Mientras tanto, ejercicio de nostalgia en el viejo Teatro Ópera de la calle Huérfanos. Eran las últimas funciones de compañías profesionales de la vieja guardia. Rafael Frontaura y Pepe Rojas, Premios Nacionales, hacían “Los diez indiecitos” de Agata Christie, junto a una hermosa y elegante Malú Gatica. Malú acarreaba consigo un destello de estrella. Tal vez una de las máximas que tuvimos en nuestro pequeño universo. Así y todo se las ingenió para crecer en las tablas hasta llegar a convertirse en la década de los años 80 en la figura más conmovedora de un montaje de “Mama Rosa”. Pasó de las boites de México, a películas clase B en Hollywood, a ser una de las más respetadas actrices hacia el fin de sus días.
Pero volvamos al Antonio Varas porque nos queda otra figura ante la cual sacarse el sombrero. La vi inicialmente en un gran papel en una obra llamada “El Rehén”, sobre el drama de los irlandeses enfrentados al Reino Unido. Pero el momento más alto de Alicia Quiroga fue en “Marat-Sade” donde interpretó a la alienada que hacía a Charlotte Corday, la asesina de Marat en su tina, dirigida por el Marqués de Sade. Alicia tuvo grandes momentos en el Teatro de la Universidad de Chile: “Fulgor y muerte de Joaquín Murieta”, “El jardín de los cerezos”, con su impresionante histrionismo. Después, como Silvia Piñeiro, probó suerte como actriz empresaria o independiente, en comedias musicales, brillando, ya lo sabemos, como la Dulcinea de “El hombre de la Mancha”. Incluso le dio voz con música de Guillermo Riffo a nuestra Gabriela Mistral.
Alicia, como Silvia Piñeiro, como Carmen Barros, triunfaron en el teatro musical como no volvió a suceder en las décadas siguientes. Pasaron de grandes éxitos internacionales, a las espléndidas melodías de Francisco Flores del Campo.
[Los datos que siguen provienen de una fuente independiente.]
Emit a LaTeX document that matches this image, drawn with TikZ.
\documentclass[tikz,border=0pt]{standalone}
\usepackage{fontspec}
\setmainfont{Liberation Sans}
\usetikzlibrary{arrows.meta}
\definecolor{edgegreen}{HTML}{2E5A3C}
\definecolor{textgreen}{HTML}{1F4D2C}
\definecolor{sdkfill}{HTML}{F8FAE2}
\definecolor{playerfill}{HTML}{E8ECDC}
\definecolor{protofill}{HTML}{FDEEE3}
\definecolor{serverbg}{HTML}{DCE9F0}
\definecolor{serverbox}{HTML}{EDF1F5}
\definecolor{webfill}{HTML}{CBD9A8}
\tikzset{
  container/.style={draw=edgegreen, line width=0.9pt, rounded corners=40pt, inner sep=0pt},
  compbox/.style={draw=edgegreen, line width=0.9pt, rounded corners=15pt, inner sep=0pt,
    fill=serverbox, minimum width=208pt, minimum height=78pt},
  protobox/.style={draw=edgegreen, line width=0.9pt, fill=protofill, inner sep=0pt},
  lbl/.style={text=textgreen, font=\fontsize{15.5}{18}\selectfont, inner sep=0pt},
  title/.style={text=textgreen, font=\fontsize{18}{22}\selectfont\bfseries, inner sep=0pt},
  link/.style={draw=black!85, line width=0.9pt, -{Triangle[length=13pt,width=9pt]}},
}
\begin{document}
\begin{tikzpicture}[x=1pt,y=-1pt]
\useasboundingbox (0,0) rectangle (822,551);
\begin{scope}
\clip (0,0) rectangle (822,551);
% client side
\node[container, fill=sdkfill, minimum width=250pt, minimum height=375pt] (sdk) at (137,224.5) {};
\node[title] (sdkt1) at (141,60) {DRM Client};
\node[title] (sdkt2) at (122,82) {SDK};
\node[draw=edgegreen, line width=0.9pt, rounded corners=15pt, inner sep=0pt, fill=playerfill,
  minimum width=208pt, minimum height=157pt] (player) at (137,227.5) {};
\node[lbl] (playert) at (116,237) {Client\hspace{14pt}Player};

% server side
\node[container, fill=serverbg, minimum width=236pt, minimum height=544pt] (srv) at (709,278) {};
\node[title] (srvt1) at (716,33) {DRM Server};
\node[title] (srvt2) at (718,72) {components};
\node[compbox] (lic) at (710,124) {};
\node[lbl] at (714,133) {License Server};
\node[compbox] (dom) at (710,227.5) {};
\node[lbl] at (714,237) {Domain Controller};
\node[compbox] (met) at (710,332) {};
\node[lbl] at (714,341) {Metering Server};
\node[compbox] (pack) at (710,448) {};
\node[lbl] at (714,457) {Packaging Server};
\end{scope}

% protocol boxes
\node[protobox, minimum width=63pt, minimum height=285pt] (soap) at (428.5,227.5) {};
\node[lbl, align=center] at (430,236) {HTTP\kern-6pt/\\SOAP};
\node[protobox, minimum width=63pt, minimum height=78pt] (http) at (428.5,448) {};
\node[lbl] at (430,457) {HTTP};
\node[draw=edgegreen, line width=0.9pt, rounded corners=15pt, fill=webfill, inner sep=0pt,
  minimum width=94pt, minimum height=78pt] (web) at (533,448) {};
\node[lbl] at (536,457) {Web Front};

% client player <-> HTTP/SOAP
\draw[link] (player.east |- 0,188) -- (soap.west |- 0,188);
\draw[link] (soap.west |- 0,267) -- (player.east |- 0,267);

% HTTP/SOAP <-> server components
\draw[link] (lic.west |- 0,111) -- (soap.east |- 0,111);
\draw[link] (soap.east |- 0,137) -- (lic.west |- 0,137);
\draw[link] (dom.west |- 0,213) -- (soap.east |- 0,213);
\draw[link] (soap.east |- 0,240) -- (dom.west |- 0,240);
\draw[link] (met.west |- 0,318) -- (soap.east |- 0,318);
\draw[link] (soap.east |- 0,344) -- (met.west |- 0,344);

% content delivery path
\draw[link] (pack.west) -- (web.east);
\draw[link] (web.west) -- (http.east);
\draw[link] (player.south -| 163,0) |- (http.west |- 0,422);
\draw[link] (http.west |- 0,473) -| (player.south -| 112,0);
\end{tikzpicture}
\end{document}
Anita González, no ha habido en Chile otra actriz como ella, dejó también el viejo Teatro de la Católica para crear junto a Bélgica Castro el Teatro del Ángel, compañía que después del golpe del 73, prosiguió con la tarea que habían realizado los teatros universitarios. Montajes de altísimo nivel en donde Anita González deslumbraba con la soberbia de una vieja cabrona en “La profesión de la señora Warren” o Bélgica Castro como la grosera alcahueta de “La Celestina”.
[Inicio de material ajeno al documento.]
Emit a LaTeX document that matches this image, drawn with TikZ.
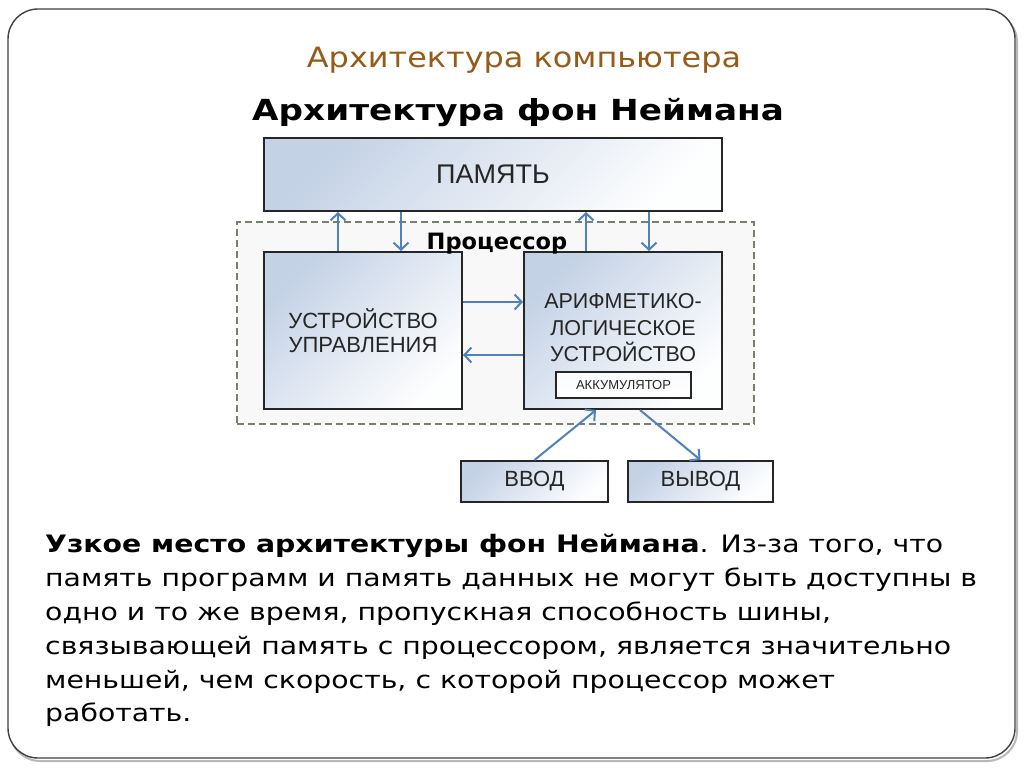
\documentclass[tikz,border=0pt]{standalone}
\usepackage{fontspec}
\setmainfont{DejaVu Sans}
\newfontfamily\wideA[FakeStretch=1.14]{DejaVu Sans}
\newfontfamily\wideB[FakeStretch=1.18]{DejaVu Sans}
\newfontfamily\boxfont{Liberation Sans}
\usetikzlibrary{arrows.meta}
\definecolor{titlebrown}{RGB}{150,90,25}
\definecolor{arrowblue}{RGB}{79,129,189}
\definecolor{boxblue}{RGB}{196,210,230}
\definecolor{dashgreen}{RGB}{118,128,108}
\definecolor{procfill}{RGB}{248,248,248}
\begin{document}
\begin{tikzpicture}[x=1pt,y=-1pt,
  unit/.style={draw=black!85, line width=2pt, top color=boxblue, bottom color=white!97!boxblue, shading angle=45, inner sep=0pt, font=\boxfont\fontsize{22}{24}\selectfont, align=center, text=black!85},
  conn/.style={arrowblue, line width=2pt, -{Straight Barb[length=7pt,width=15pt,line width=2pt]}},
  body/.style={anchor=base west, inner sep=0pt, font=\wideB\fontsize{24}{28}\selectfont},
]
\useasboundingbox (0,0) rectangle (1024,768);
% slide frame
\draw[gray!55, line width=2pt, rounded corners=30pt] (10,12) rectangle (1017,761);
\draw[black!75, fill=white, line width=1.4pt, rounded corners=30pt] (8,9) rectangle (1015,758);

\node[font=\wideA\fontsize{28}{32}\selectfont, text=titlebrown] (title) at (524,60) {Архитектура компьютера};
\node[font=\wideB\bfseries\fontsize{29}{34}\selectfont] (heading) at (518,113) {Архитектура фон Неймана};

% processor area
\node[draw=dashgreen, dash pattern=on 7pt off 4pt, line width=2pt, fill=procfill, minimum width=517pt, minimum height=202pt, inner sep=0pt] (proc) at (495.5,323) {};

\node[unit, minimum width=458pt, minimum height=73pt, font=\boxfont\fontsize{27}{30}\selectfont] (mem) at (493,174.5) {ПАМЯТЬ};
\node[unit, minimum width=198pt, minimum height=157pt] (uu) at (363,330.5) {УСТРОЙСТВО\\УПРАВЛЕНИЯ};
\node[unit, minimum width=198pt, minimum height=157pt] (alu) at (623,330.5) {};
\node[font=\boxfont\fontsize{21.5}{26.5}\selectfont, align=center, text=black!85] (alutext) at (623,328) {АРИФМЕТИКО-\\ЛОГИЧЕСКОЕ\\УСТРОЙСТВО};
\node[unit, top color=white!92!boxblue, bottom color=white, minimum width=135pt, minimum height=26pt, font=\boxfont\fontsize{13}{14}\selectfont] (acc) at (623.5,385) {АККУМУЛЯТОР};

\node[font=\bfseries\fontsize{22.5}{24}\selectfont] (plabel) at (497,244) {Процессор};

\node[unit, minimum width=147pt, minimum height=41pt] (in) at (534.5,481.5) {ВВОД};
\node[unit, minimum width=145pt, minimum height=41pt] (out) at (700.5,481.5) {ВЫВОД};

% connectors
\draw[conn] ([xshift=-25pt]uu.north) -- ([xshift=-25pt]uu.north |- mem.south);
\draw[conn] ([xshift=38pt]uu.north |- mem.south) -- ([xshift=38pt]uu.north);
\draw[conn] ([xshift=-37pt]alu.north) -- ([xshift=-37pt]alu.north |- mem.south);
\draw[conn] ([xshift=26pt]alu.north |- mem.south) -- ([xshift=26pt]alu.north);
\draw[conn] ([yshift=28.5pt]uu.east) -- ([yshift=28.5pt]uu.east -| alu.west);
\draw[conn] ([yshift=-24.5pt]uu.east -| alu.west) -- ([yshift=-24.5pt]uu.east);
\draw[conn] (in.north) -- ([xshift=-27pt]alu.south);
\draw[conn] ([xshift=17pt]alu.south) -- (out.north);

% body text
\node[body] (l1) at (45,552) {\textbf{Узкое место архитектуры фон Неймана}. Из-за того, что};
\node[body] (l2) at (45,586) {память программ и память данных не могут быть доступны в};
\node[body] (l3) at (45,620) {одно и то же время, пропускная способность шины,};
\node[body] (l4) at (45,654) {связывающей память с процессором, является значительно};
\node[body] (l5) at (45,688) {меньшей, чем скорость, с которой процессор может};
\node[body] (l6) at (45,721) {работать.};
\end{tikzpicture}
\end{document}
Fue una época en que nuestras grandes actrices se fijaron en la memoria colectiva. Eran una fuerza adelantada. Con tal nivel de diversidad, de talento, de belleza, de compromiso. Allí estaban a la par, María Cánepa, Nelly Meruane, Violeta Vidaurre, Sara Astica, Kerry Keller, Diana Sanz. Llenaron de sueños y de rebeldías nuestras cabezas, a los privilegiados que tuvimos la suerte de encontrarnos con ellas, de saberlas nuestras en algunos de esos escenarios inolvidables.
Aunque las voces que le hablaban a Juana fueron decreciendo, llegamos a tener la certeza de que no venían de Dios. Quedó, sin embargo, la imaginación que no se acalla jamás. He proseguido fiel a esa primera revelación del mundo de la narración, cuando me impresionaron esos muros pintados de un radioteatro. Las fantasías invariablemente hacen mejores a los seres humanos. Y estas mujeres han sido las depositarias de un mundo inigualable, precioso, ¡qué sería de nosotros sin ellas!